Anselm died at a party in Waterloo, Iowa. How? When? Why? Fr. Modestus gives no details. There are no other clues. He cannot be found in the 1870 Census, so I believe this incident happened between July of 1861 when his enlistment ended and the Summer of 1870 when a census was taken. I just now fired off an email to the Cedar Falls Historical Society. If they don’t come through for me, I don’t know if we’ll ever know. Charles here looks confident, like he has the answer – but he ain’t talking anymore.

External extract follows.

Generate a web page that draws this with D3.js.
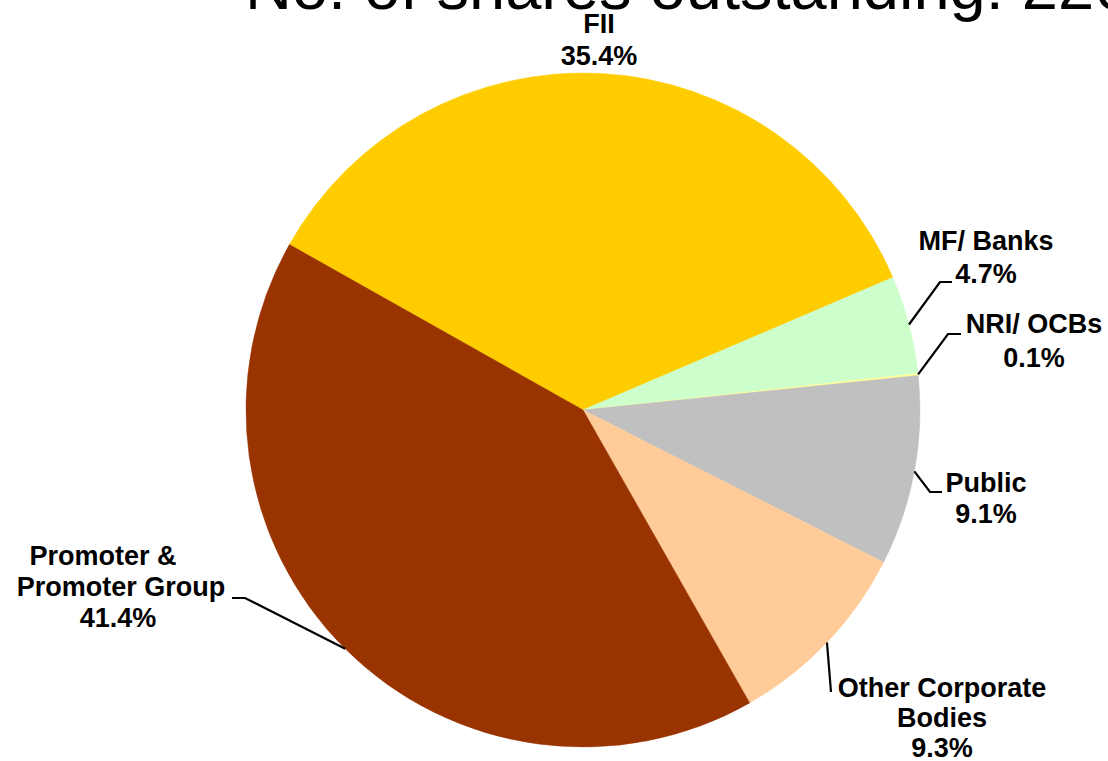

Addendum 29 Oct 2014. This mystery is solved. Anselm died from a fall in 1890 and is buried in Waterloo, Iowa. See comment for details. The article and tombstone are reproduced below.

A. Fernbach death 2 December 1891 Waterloo Courier







Fernbach tombstone from findagrave.com





One thought on “Spooky Farabaugh Mystery No. 5: Trouble at Waterloo

  1. Tony Bentivegna Post author

    Mystery solved! A wonderful researcher at the Cedar Falls Historical Society named Julie Huffman-klinkowitz (no relation) found an article detailing Anselm’s 1891 death in Waterloo, Iowa, and also his local tombstone! She reports there are several articles from the Waterloo Courier detailing Anselm’s business dealings there — and public drunkenness. The death was caused by falling 17 feet down from a stairway landing when Anselm was 50 years old. Heck, I fell 17 feet from attic drywall down to a concrete garage floor when I was 50, and just had a bruise. But that’s me, and I was sober as a judge. I was on the wrong track researching this particular relative because he (according to his tombstone) went by the name “Anclom Fernbach.” No way I could have guessed that. He was from the Michael branch that partially broke off and settled in Renville Co., Minnesota, and became “Farenbaughs.” The Pa. relatives that remained eventually used the Farabaugh spelling. The rogue Anselm ended up in Iowa at a time when any cognate of the name was possible. Images are added to the original post. The epitaph reads “Gone but not forgotten.” How prophetic!